PROBLEM:
Pull out every line from the listing that has the word "this".

PROVIDED RECORDS:

★ ★ ★ ★

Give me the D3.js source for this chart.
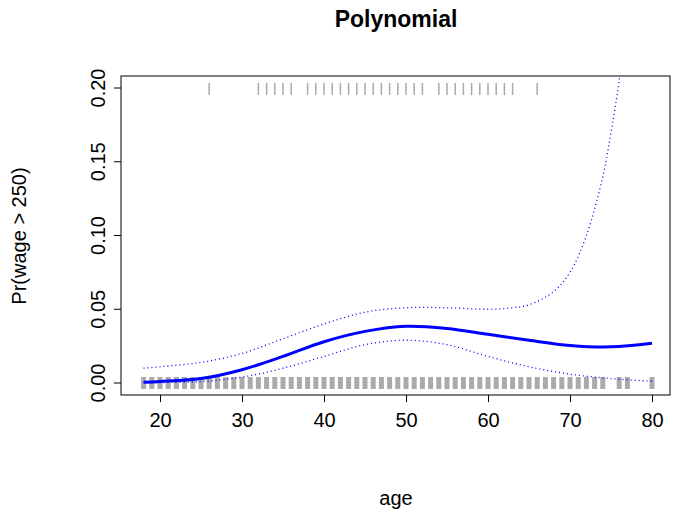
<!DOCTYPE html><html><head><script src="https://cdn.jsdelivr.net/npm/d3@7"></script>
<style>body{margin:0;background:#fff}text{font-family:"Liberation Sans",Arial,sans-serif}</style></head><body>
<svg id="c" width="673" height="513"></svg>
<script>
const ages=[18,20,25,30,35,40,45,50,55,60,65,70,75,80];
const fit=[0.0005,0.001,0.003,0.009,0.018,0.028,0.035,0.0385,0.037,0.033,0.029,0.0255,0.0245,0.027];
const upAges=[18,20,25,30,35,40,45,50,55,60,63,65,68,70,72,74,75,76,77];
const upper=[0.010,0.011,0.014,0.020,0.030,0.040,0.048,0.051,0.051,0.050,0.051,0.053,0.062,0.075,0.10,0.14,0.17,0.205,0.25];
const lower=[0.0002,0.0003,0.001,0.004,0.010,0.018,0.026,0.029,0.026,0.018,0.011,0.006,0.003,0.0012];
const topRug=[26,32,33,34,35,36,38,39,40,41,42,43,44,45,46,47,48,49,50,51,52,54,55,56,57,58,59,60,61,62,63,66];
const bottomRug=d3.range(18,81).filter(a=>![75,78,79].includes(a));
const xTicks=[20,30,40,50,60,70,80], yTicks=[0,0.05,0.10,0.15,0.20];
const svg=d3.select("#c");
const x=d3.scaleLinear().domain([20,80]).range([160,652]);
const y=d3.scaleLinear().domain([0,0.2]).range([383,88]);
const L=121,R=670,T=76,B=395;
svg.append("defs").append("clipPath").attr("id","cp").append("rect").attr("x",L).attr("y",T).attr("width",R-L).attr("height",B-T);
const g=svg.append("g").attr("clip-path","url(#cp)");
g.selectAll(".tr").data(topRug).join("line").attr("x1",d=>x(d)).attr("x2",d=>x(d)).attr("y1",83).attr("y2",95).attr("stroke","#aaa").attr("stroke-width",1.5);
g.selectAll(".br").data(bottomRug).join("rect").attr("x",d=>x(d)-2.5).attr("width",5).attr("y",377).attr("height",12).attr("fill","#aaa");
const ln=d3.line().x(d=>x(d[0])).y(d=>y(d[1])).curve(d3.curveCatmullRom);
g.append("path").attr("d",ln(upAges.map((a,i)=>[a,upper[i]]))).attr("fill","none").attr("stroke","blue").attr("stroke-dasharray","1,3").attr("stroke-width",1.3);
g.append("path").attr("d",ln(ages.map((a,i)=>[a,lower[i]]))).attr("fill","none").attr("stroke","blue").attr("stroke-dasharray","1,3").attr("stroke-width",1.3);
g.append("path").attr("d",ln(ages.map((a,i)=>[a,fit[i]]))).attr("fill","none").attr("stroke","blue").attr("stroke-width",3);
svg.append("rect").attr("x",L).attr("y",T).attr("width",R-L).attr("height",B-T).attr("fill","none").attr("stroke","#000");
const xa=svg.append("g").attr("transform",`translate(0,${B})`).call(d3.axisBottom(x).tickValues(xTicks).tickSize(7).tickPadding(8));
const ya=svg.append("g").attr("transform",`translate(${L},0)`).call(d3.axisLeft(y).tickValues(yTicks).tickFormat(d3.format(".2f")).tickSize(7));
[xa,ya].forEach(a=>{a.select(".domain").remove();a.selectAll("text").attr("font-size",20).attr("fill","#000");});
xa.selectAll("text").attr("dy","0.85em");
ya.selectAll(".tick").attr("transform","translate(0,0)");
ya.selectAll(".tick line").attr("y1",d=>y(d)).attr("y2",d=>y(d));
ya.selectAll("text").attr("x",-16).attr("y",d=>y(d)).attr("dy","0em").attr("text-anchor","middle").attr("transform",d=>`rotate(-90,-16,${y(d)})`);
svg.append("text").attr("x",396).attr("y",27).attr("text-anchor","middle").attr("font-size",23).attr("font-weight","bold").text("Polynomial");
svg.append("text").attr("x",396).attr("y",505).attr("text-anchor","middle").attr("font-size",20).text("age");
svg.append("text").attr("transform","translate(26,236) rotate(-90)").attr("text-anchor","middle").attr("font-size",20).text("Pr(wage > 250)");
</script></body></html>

★ ★ ★ ★

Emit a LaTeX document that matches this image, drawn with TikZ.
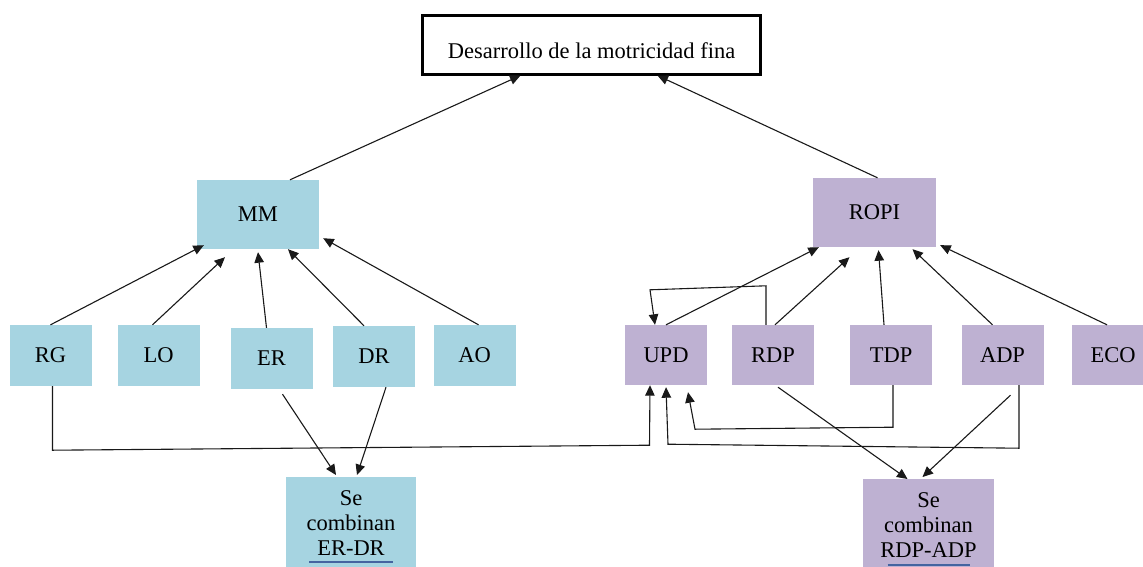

★ ★ ★ ★

SOLUTION TO THE PROBLEM:
Give me the D3.js source for this chart.
Emit a LaTeX document that matches this image, drawn with TikZ.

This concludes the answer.